The first step is to determine whether you are rotating along an axis that is parallel to the independent axis or the axis of the parameter ($x$ in this case). And we are not, so this integration should be done with cylindrical shells.

Always draw a diagram to verify what is the parameter and what is the function.

You should note that $y$ is not always a parameter of $x$. For instance, $x = {y}^{2}$, $x$ is now a parameter of $y$.

The formula for cylindrical shells is:

$V = {\int}_{a}^{b} 2 \pi r h \mathrm{dr}$
$h$ is represented by $y$, we have $y = {x}^{2}$ and $y = 0$
$r$ is represented by $x$
$V = {\int}_{1}^{2} 2 \pi x \left({x}^{2} - 0\right) \mathrm{dx}$

Now that the substitutions are done, we can solve:

$V = 2 \pi {\int}_{1}^{2} {x}^{3} \mathrm{dx}$
$= 2 \pi \frac{{x}^{4}}{4} {|}_{1}^{2}$
$= 2 \pi \frac{\left[{2}^{4} - {1}^{4}\right]}{4}$
$= \frac{15 \pi}{2}$

• The answer is $\frac{\pi}{2} \left[{e}^{2} - 1\right]$.

Since you are only given a single function and we are rotating about the axis of the parameter, this requires the disk method.
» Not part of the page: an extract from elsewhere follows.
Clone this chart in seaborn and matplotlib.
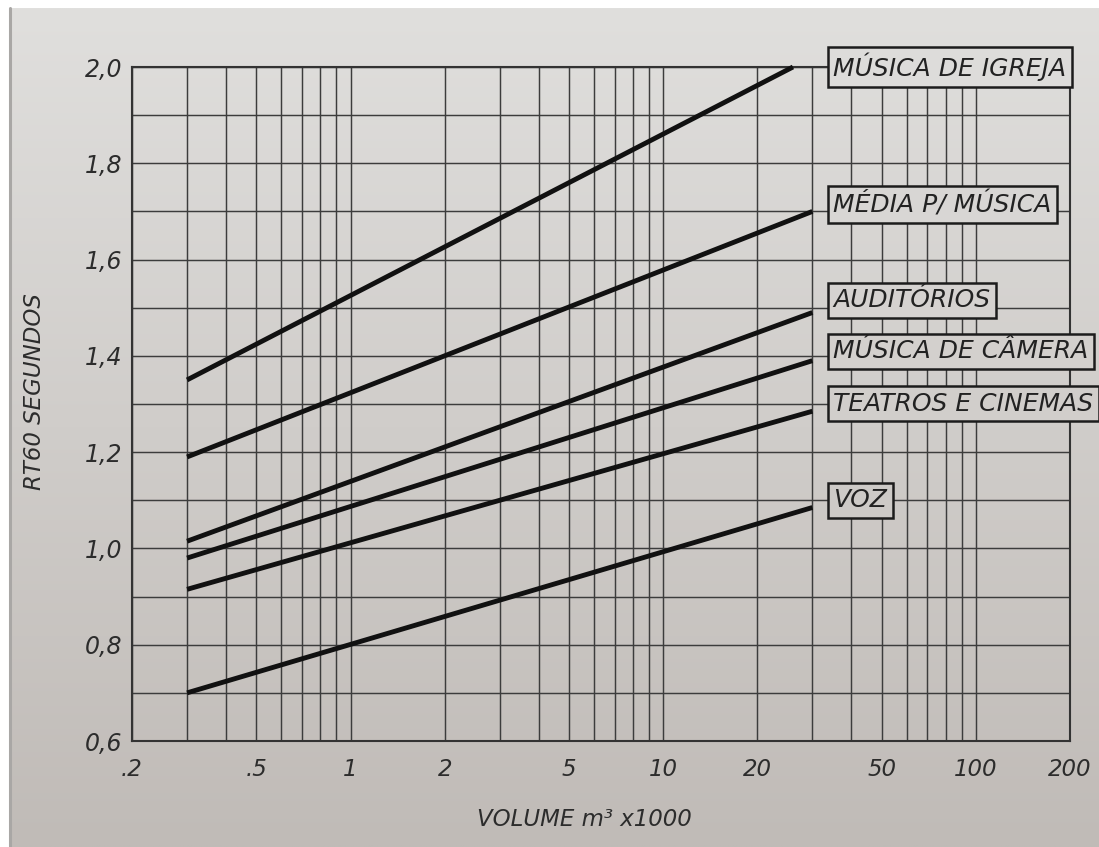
import numpy as np
import pandas as pd
import matplotlib
matplotlib.use("Agg")
import matplotlib.pyplot as plt
import seaborn as sns
from matplotlib.lines import Line2D

# Recommended reverberation time (RT60) as a function of room volume
categories = ["MÚSICA DE IGREJA", "MÉDIA P/ MÚSICA", "AUDITÓRIOS",
              "MÚSICA DE CÂMERA", "TEATROS E CINEMAS", "VOZ"]
vol_start = [0.3, 0.3, 0.3, 0.3, 0.3, 0.3]          # m³ x1000
vol_end = [26, 30, 30, 30, 30, 30]                   # m³ x1000
rt60_start = [1.35, 1.19, 1.015, 0.98, 0.915, 0.70]  # seconds
rt60_end = [2.0, 1.70, 1.49, 1.39, 1.285, 1.085]     # seconds

x_ticks = [0.2, 0.5, 1, 2, 5, 10, 20, 50, 100, 200]
x_tick_labels = [".2", ".5", "1", "2", "5", "10", "20", "50", "100", "200"]
y_ticks = [0.6, 0.8, 1.0, 1.2, 1.4, 1.6, 1.8, 2.0]
y_tick_labels = ["0,6", "0,8", "1,0", "1,2", "1,4", "1,6", "1,8", "2,0"]

# where the boxed category names sit (volume, RT60)
label_x = 35
label_y = [2.0, 1.715, 1.515, 1.41, 1.30, 1.10]

rows = []
for cat, x0, x1, y0, y1 in zip(categories, vol_start, vol_end, rt60_start, rt60_end):
    rows.append({"category": cat, "volume": x0, "rt60": y0})
    rows.append({"category": cat, "volume": x1, "rt60": y1})
df = pd.DataFrame(rows)

sns.set_theme(style="white")
plt.rcParams["font.family"] = ["DejaVu Sans"]

W, H = 1099, 847
fig = plt.figure(figsize=(W / 100, H / 100), dpi=100)
fig.patch.set_facecolor("white")

# paper tone behind the chart
top_rgb = np.array([224, 223, 221]) / 255
bot_rgb = np.array([192, 187, 183]) / 255


def paper(frac_from_top):
    return tuple(top_rgb + (bot_rgb - top_rgb) * frac_from_top)


grad = np.linspace(0, 1, 256)[:, None, None]
grad_img = top_rgb + (bot_rgb - top_rgb) * grad
grad_img = np.repeat(grad_img, 4, axis=1)
bg = fig.add_axes([9 / W, 0, 1 - 9 / W, 1 - 8 / H], zorder=-2)
bg.imshow(grad_img, aspect="auto", extent=[0, 1, 0, 1], origin="upper",
          interpolation="bilinear")
bg.set_axis_off()
fig.add_artist(Line2D([9.5 / W, 9.5 / W], [0, 1 - 8 / H], color="#a9a7a5",
                      lw=2.2, transform=fig.transFigure, zorder=-1))

ax_left, ax_right, ax_top, ax_bottom = 132, 1070, 67, 741
ax = fig.add_axes([ax_left / W, 1 - ax_bottom / H,
                   (ax_right - ax_left) / W, (ax_bottom - ax_top) / H])
ax.patch.set_alpha(0)

ax.set_xscale("log")
ax.set_xlim(0.2, 200)
ax.set_ylim(0.6, 2.0)

grid_x = [m * 10.0 ** e for e in (-1, 0, 1, 2) for m in range(1, 10)]
grid_x = [g for g in grid_x if 0.2 <= g <= 200]
grid_y = np.round(np.arange(0.6, 2.01, 0.1), 2)

ax.set_xticks(x_ticks, labels=x_tick_labels)
ax.set_xticks(grid_x, minor=True)
ax.xaxis.set_minor_formatter(matplotlib.ticker.NullFormatter())
ax.set_yticks(y_ticks, labels=y_tick_labels)
ax.set_yticks(grid_y, minor=True)

ink = "#2c2c2c"
ax.grid(True, which="both", axis="both", color="#3c3c3c", lw=1.05)
ax.set_axisbelow(True)
for s in ax.spines.values():
    s.set_visible(True)
    s.set_color("#333333")
    s.set_linewidth(1.5)

ax.tick_params(which="both", length=0)
ax.tick_params(axis="x", pad=12, labelsize=16.5, labelcolor=ink)
ax.tick_params(axis="y", pad=7, labelsize=17, labelcolor=ink)
for lbl in ax.get_xticklabels() + ax.get_yticklabels():
    lbl.set_fontstyle("italic")

sns.lineplot(data=df, x="volume", y="rt60", hue="category", units="category",
             estimator=None, sort=False, legend=False,
             palette={c: "#111111" for c in categories},
             linewidth=3.5, ax=ax)
for ln in ax.get_lines():
    ln.set_clip_on(False)
    ln.set_zorder(4)
    ln.set_solid_capstyle("butt")

for cat, ly in zip(categories, label_y):
    y_px = ax_bottom - (ly - 0.6) / 1.4 * (ax_bottom - ax_top)
    ax.text(label_x, ly, cat, ha="left", va="center", fontsize=18,
            fontstyle="italic", color="#222222", zorder=6, clip_on=False,
            bbox=dict(boxstyle="square,pad=0.22", fc=paper(y_px / H),
                      ec="#1c1c1c", lw=1.8))

ax.set_xlabel("VOLUME m³ x1000", fontsize=16.5, fontstyle="italic", color=ink)
ax.xaxis.label.set_va("center")
ax.xaxis.set_label_coords(0.482, -0.117)
ax.set_ylabel("RT60 SEGUNDOS", fontsize=16.5, fontstyle="italic", color=ink)
ax.yaxis.label.set_va("center")
ax.yaxis.set_label_coords(-0.104, 0.518)

fig.savefig("out.png", dpi=100)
The disk method is:

$V = {\int}_{a}^{b} A \mathrm{dx}$
$= {\int}_{a}^{b} \pi {r}^{2} \mathrm{dx}$
$= {\int}_{a}^{b} \pi {\left[f \left(x\right)\right]}^{2} \mathrm{dx}$

We have the known values:

$f \left(x\right) = {e}^{x}$
$a = 0$
$b = 1$

And now we can substitute:

$V = {\int}_{0}^{1} \pi {\left({e}^{x}\right)}^{2} \mathrm{dx}$
$= \pi {\int}_{0}^{1} {e}^{2 x} \mathrm{dx}$
$= \pi \frac{{e}^{2 x}}{2} {|}_{0}^{1}$
$= \frac{\pi}{2} \left[{e}^{2} - {e}^{0}\right]$
$= \frac{\pi}{2} \left[{e}^{2} - 1\right]$

• If the solid is obtained by rotating the graph of $y = f \left(x\right)$ from $x = a$ to $x = b$, then the surface area $S$ can be found by the integral

$S = 2 \pi {\int}_{a}^{b} f \left(x\right) \sqrt{1 + {\left[f ' \left(x\right)\right]}^{2}} \mathrm{dx}$